Credit cards are revolving credit facilities which enable you to borrow money up to your credit limit through a payment card. Credit cards carry extra consumer protections compared to standard debit cards, and you can also get balance transfer cards to transfer your credit card debt from one card to another to take advantage of lower interest rates. Credit cards require a minimum payment each month which usually includes any interest, chargeable transaction fees and part of the amount you have borrowed.

Payday Loans

Payday loans have set loan terms which you choose at the start of your application. The funds are transferred into your bank account and the repayments are due on pre-agreed dates. Payday loans are a form of high cost credit and they typically have higher acceptance rates for people with bad credit compared to mainstream loans and credit products.

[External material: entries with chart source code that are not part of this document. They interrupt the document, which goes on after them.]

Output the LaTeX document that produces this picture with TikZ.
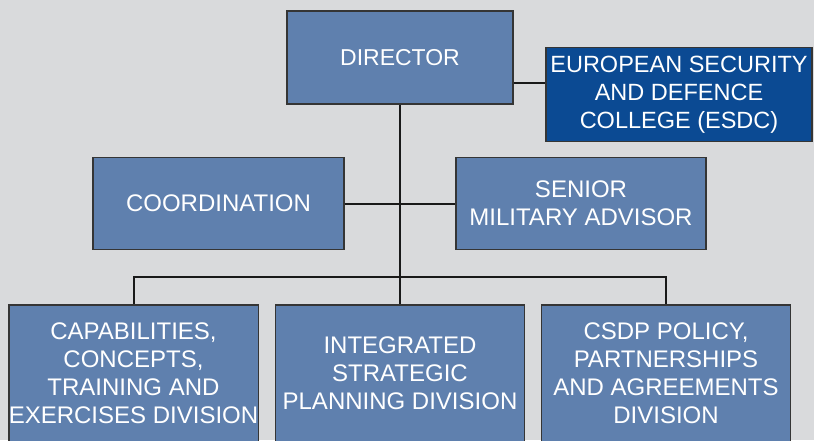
\documentclass[tikz,border=0pt]{standalone}
\usepackage{fontspec}
\setmainfont{Liberation Sans}
\definecolor{pagegray}{HTML}{D9DADC}
\definecolor{unitblue}{HTML}{5F80AE}
\definecolor{collegeblue}{HTML}{0B4A93}
\definecolor{edgegray}{HTML}{353535}
\tikzset{
	unit/.style={draw=edgegray, line width=1.4pt, fill=unitblue, text=white, align=center,
		inner sep=0pt, font=\fontsize{24}{28}\selectfont},
	college/.style={unit, fill=collegeblue, font=\fontsize{23.5}{28}\selectfont},
	link/.style={line width=2pt, black!90}
}
\begin{document}
\begin{tikzpicture}[x=1pt,y=1pt]
	
	\fill[pagegray] (0,0) rectangle (814,-440);
	\useasboundingbox (0,0) rectangle (814,-440);
	
	\node[unit, minimum width=226pt, minimum height=93pt, font=\fontsize{23}{28}\selectfont] (dir) at (400,-57.5) {DIRECTOR};
	\node[college, minimum width=266pt, minimum height=94pt] (esdc) at (679,-94.3) {EUROPEAN SECURITY\\AND DEFENCE\\COLLEGE (ESDC)};
	\node[unit, minimum width=251pt, minimum height=92pt] (coord) at (218.5,-203.5) {COORDINATION};
	\node[unit, minimum width=250pt, minimum height=92pt] (sma) at (581,-203.5) {SENIOR\\MILITARY ADVISOR};
	
	\node[unit, minimum width=249pt, minimum height=137pt] (cap) at (133.5,-373.5) {CAPABILITIES,\\CONCEPTS,\\TRAINING AND\\EXERCISES DIVISION};
	\node[unit, minimum width=249pt, minimum height=137pt] (isp) at (400,-373.5) {INTEGRATED\\STRATEGIC\\PLANNING DIVISION};
	\node[unit, minimum width=249pt, minimum height=137pt] (csdp) at (666,-373.5) {CSDP POLICY,\\PARTNERSHIPS\\AND AGREEMENTS\\DIVISION};
	
	\coordinate (bus) at (400,-276.5);
	\draw[link] ([yshift=-25.5pt]dir.east) -- ([yshift=-25.5pt]dir.east -| esdc.west);
	\draw[link] (dir.south) -- (isp.north);
	\draw[link] (coord.east) -- (sma.west);
	\draw[link] (cap.north) -- (cap.north |- bus) -- (csdp.north |- bus) -- (csdp.north);
	\end{tikzpicture}
\end{document}
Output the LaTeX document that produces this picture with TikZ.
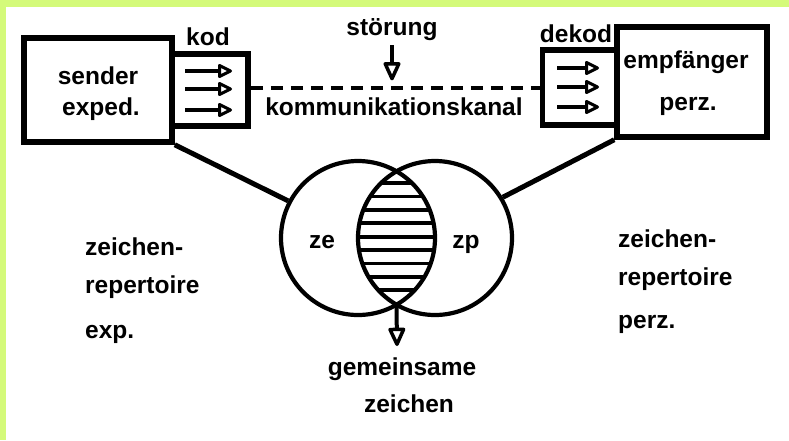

What can I use a credit card for?

Mainstream credit cards have relatively low interest rates so they’re a good way to manage cashflow throughout the month. People with a 0% credit card may often use it to cover large payments to ease general money management. For example, if you buy an annual train ticket for £3000, you may use a 0% credit card and then make regular monthly payments over the next few months to repay the balance. Credit cards have varied uses and it depends on your money management ability as well as your financial circumstances when considering what you should use a credit card for. Commonly, credit cards are also used to purchase holidays, although this is usually because of the additional consumer protections in place rather than to make the purchase more affordable. If you are having to borrow for leisure purposes, you may need to review your budget and make some changes to accommodate your lifestyle.

What can I use a payday loan for?

Payday loans tend to be used for more emergency or unexpected payments that can’t wait until you next get paid. This is because they have a high interest rate. Payday loans shouldn’t be used for things like holidays as this is something you could plan and save for in advance to avoid paying unnecessary interest charges. There are ways to use payday loans wisely and a major step is considering your current and future financial commitments before applying.

Should I choose a credit card or a payday loan?

Choosing between a credit card and a payday loan depends almost entirely on your circumstances. Where possible, you should aim to choose the credit facility with the lower interest rate, however a smaller APR doesn’t necessarily mean it’s a more responsible option. For example, if you need to borrow £200 as a one-off, you could apply for a credit card or a payday loan. However, your credit card limit could be £5,000 which might tempt you to spend more than you need to and land you with a considerable debt. If you only needed £200 for an emergency payment, then £5,000 would be an unnecessary amount to have access to. If you find you need to borrow a few times throughout the month or year to manage your cashflow, then a credit card might be more sensible than a payday loan as long as you are a responsible borrower. In either case, you should always compare payday loans or credit cards prior to applying for one to ensure you’re getting the best deal.

Unless you speak to a qualified financial advisor, it’s difficult for someone else to determine which type of credit you should choose. We can only encourage you to research before applying for any credit and consider the pros and cons rather than just how much you can borrow.

To manage cashflow shortfall best, you should try to save money instead of borrowing. When you can, putting even just £20 into savings each month can help you cover the costs of unexpected payments or increased priority bills from time to time.